[EXERCISE DIRECTIONS] Copy exactly, and only, the lines below from the first through the one containing "const yTicks = [0, 20, 40, 60, 80, 100];", both included; pictures are omitted.

— START —

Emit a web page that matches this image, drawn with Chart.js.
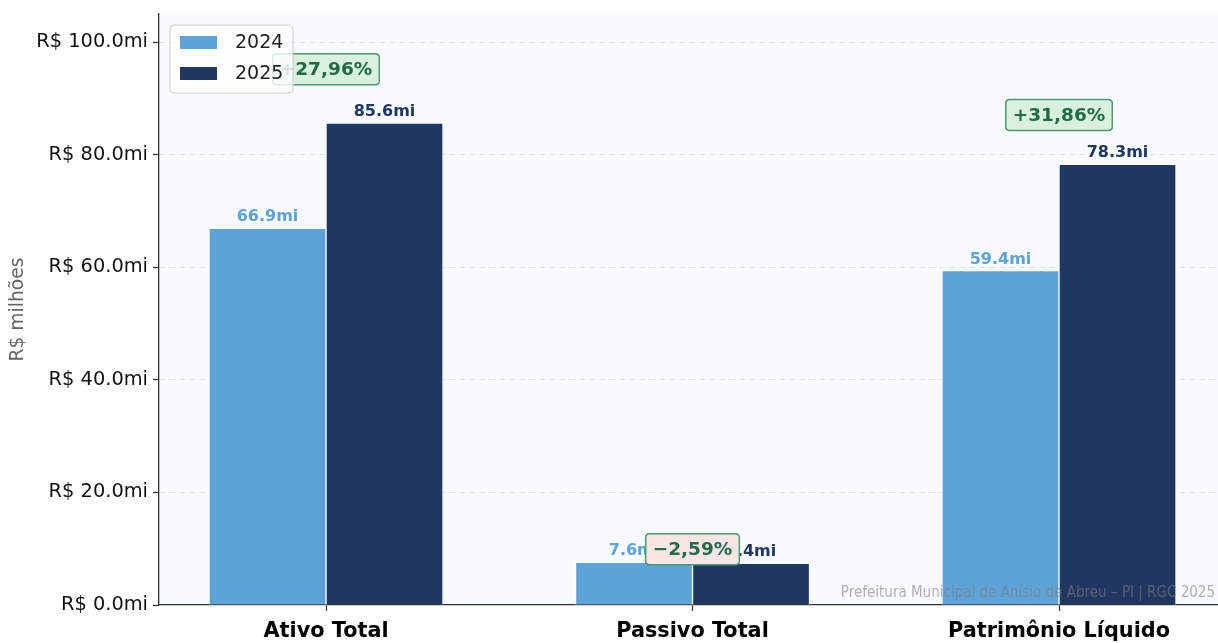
<!DOCTYPE html>
<html>
<head>
<meta charset="utf-8">
<script src="https://cdn.jsdelivr.net/npm/chart.js@4"></script>
<style>
  html, body { margin: 0; padding: 0; background: #ffffff; overflow: hidden; }
  #wrap { width: 1218px; height: 643px; position: relative; }
</style>
</head>
<body>
<div id="wrap"><canvas id="myChart"></canvas></div>
<script>
const categorias = ['Ativo Total', 'Passivo Total', 'Patrimônio Líquido'];
const anos = ['2024', '2025'];
const valores2024 = [66.9, 7.6, 59.4];
const valores2025 = [85.6, 7.4, 78.3];
const variacoes = ['+27,96%', '\u22122,59%', '+31,86%'];
const variacaoPositiva = [true, false, true];
const yTicks = [0, 20, 40, 60, 80, 100];

const corAzulClaro = '#5da3d8';
const corAzulEscuro = '#203762';
const fundoPlot = '#f7faff';
const rodape = 'Prefeitura Municipal de Anísio de Abreu \u2013 PI | RGC 2025';

const fonte = '"DejaVu Sans", "Liberation Sans", sans-serif';

function roundRect(ctx, x, y, w, h, r) {
    ctx.beginPath();
    ctx.moveTo(x + r, y);
    ctx.lineTo(x + w - r, y);
    ctx.quadraticCurveTo(x + w, y, x + w, y + r);
    ctx.lineTo(x + w, y + h - r);
    ctx.quadraticCurveTo(x + w, y + h, x + w - r, y + h);
    ctx.lineTo(x + r, y + h);
    ctx.quadraticCurveTo(x, y + h, x, y + h - r);
    ctx.lineTo(x, y + r);
    ctx.quadraticCurveTo(x, y, x + r, y);
    ctx.closePath();
}

// fundo azulado so na area do grafico
const fundoPlugin = {
    id: 'fundo',
    beforeDraw(chart) {
        const { ctx, chartArea } = chart;
        ctx.save();
        ctx.fillStyle = fundoPlot;
        ctx.fillRect(chartArea.left, chartArea.top, chartArea.right - chartArea.left, chartArea.bottom - chartArea.top);
        ctx.restore();
    }
};

// rotulos das barras, caixas de variacao, legenda e rodape
const extrasPlugin = {
    id: 'extras',
    afterDatasetsDraw(chart) {
        const { ctx, scales } = chart;
        ctx.save();

        // valores em cima das barras
        chart.data.datasets.forEach((ds, di) => {
            const meta = chart.getDatasetMeta(di);
            meta.data.forEach((bar, i) => {
                ctx.font = 'bold 16px ' + fonte;
                ctx.fillStyle = ds.backgroundColor;
                ctx.textAlign = 'center';
                ctx.textBaseline = 'alphabetic';
                ctx.fillText(ds.data[i].y.toFixed(1) + 'mi', bar.x, bar.y - 7);
            });
        });

        // caixas com a variacao percentual
        categorias.forEach((c, i) => {
            const maior = Math.max(valores2024[i], valores2025[i]);
            const yVal = Math.max(maior * 1.112, maior + 2.3);
            const cx = scales.x.getPixelForValue(i);
            const cy = scales.y.getPixelForValue(yVal);
            ctx.font = 'bold 18.5px ' + fonte;
            const w = ctx.measureText(variacoes[i]).width + 14;
            const h = 31;
            roundRect(ctx, cx - w / 2, cy - h / 2, w, h, 4);
            ctx.fillStyle = variacaoPositiva[i] ? '#d9efe0' : '#fbe4e4';
            ctx.fill();
            ctx.lineWidth = 1.5;
            ctx.strokeStyle = '#4e9a6d';
            ctx.stroke();
            ctx.fillStyle = '#1e6b44';
            ctx.textAlign = 'center';
            ctx.textBaseline = 'middle';
            ctx.fillText(variacoes[i], cx, cy + 1);
        });

        // legenda dentro do grafico
        const lx = chart.chartArea.left + 11;
        const ly = chart.chartArea.top + 11;
        roundRect(ctx, lx, ly, 123, 68, 4);
        ctx.fillStyle = 'rgba(255,255,255,0.8)';
        ctx.fill();
        ctx.lineWidth = 1;
        ctx.strokeStyle = '#cccccc';
        ctx.stroke();
        chart.data.datasets.forEach((ds, di) => {
            const rowY = ly + 17.5 + di * 31;
            ctx.fillStyle = ds.backgroundColor;
            ctx.fillRect(lx + 10, rowY - 6.5, 37, 13);
            ctx.fillStyle = '#222222';
            ctx.font = '19px ' + fonte;
            ctx.textAlign = 'left';
            ctx.textBaseline = 'middle';
            ctx.fillText(ds.label, lx + 65, rowY + 1);
        });

        // rodape
        ctx.font = '15px "DejaVu Sans Condensed", ' + fonte;
        ctx.fillStyle = 'rgba(125,125,125,0.6)';
        ctx.textAlign = 'right';
        ctx.textBaseline = 'alphabetic';
        ctx.fillText(rodape, 1215, 597);

        ctx.restore();
    }
};

const ctx = document.getElementById('myChart').getContext('2d');
const myChart = new Chart(ctx, {
    type: 'bar',
    data: {
        datasets: [{
            label: anos[0],
            data: valores2024.map((v, i) => ({ x: i, y: v })),
            backgroundColor: corAzulClaro,
            borderColor: '#ffffff',
            borderWidth: 1,
            barThickness: 117
        }, {
            label: anos[1],
            data: valores2025.map((v, i) => ({ x: i, y: v })),
            backgroundColor: corAzulEscuro,
            borderColor: '#ffffff',
            borderWidth: 1,
            barThickness: 117
        }]
    },
    options: {
        responsive: true,
        maintainAspectRatio: false,
        animation: false,
        layout: { padding: { top: 14, left: 0, right: 0, bottom: 0 } },
        plugins: {
            legend: { display: false },
            tooltip: { enabled: false },
            title: { display: false }
        },
        scales: {
            x: {
                type: 'linear',
                min: -0.4557,
                max: 2.4338,
                offset: false,
                afterBuildTicks: (axis) => {
                    axis.ticks = categorias.map((c, i) => ({ value: i }));
                },
                afterFit: (scale) => {
                    scale.height = 38;
                    scale.paddingLeft = 0;
                    scale.paddingRight = 0;
                },
                ticks: {
                    callback: (v) => categorias[v],
                    color: '#000000',
                    font: { family: fonte, size: 20.8, weight: 'bold' },
                    padding: 8,
                    maxRotation: 0,
                    autoSkip: false
                },
                grid: {
                    offset: false,
                    drawOnChartArea: false,
                    drawTicks: true,
                    tickLength: 6,
                    tickColor: '#333333',
                    tickWidth: 1.2
                },
                border: { display: true, color: '#333333', width: 1.3 }
            },
            y: {
                min: 0,
                max: 105,
                afterBuildTicks: (axis) => {
                    axis.ticks = yTicks.map((v) => ({ value: v }));
                },
                afterFit: (scale) => {
                    scale.width = 159;
                    scale.paddingTop = 0;
                    scale.paddingBottom = 0;
                },
                ticks: {
                    callback: (v) => 'R$ ' + v.toFixed(1) + 'mi',
                    color: '#111111',
                    font: { family: fonte, size: 19.4 },
                    padding: 5
                },
                title: {
                    display: true,
                    text: 'R$ milhões',
                    color: '#666666',
                    font: { family: fonte, size: 18.7 },
                    padding: { top: 7, bottom: 0 }
                },
                grid: {
                    color: (c) => c.tick && c.tick.value === 0 ? 'rgba(0,0,0,0)' : '#dde2ea',
                    lineWidth: 1,
                    drawTicks: true,
                    tickLength: 6,
                    tickColor: '#333333',
                    tickWidth: 1.2,
                    tickBorderDash: []
                },
                border: { display: true, color: '#333333', width: 1.3, dash: [6, 4] }
            }
        }
    },
    plugins: [fundoPlugin, extrasPlugin]
});
</script>
</body>
</html>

— END —

[WORKED SOLUTION]
Emit a web page that matches this image, drawn with Chart.js.
<!DOCTYPE html>
<html>
<head>
<meta charset="utf-8">
<script src="https://cdn.jsdelivr.net/npm/chart.js@4"></script>
<style>
  html, body { margin: 0; padding: 0; background: #ffffff; overflow: hidden; }
  #wrap { width: 1218px; height: 643px; position: relative; }
</style>
</head>
<body>
<div id="wrap"><canvas id="myChart"></canvas></div>
<script>
const categorias = ['Ativo Total', 'Passivo Total', 'Patrimônio Líquido'];
const anos = ['2024', '2025'];
const valores2024 = [66.9, 7.6, 59.4];
const valores2025 = [85.6, 7.4, 78.3];
const variacoes = ['+27,96%', '\u22122,59%', '+31,86%'];
const variacaoPositiva = [true, false, true];
const yTicks = [0, 20, 40, 60, 80, 100];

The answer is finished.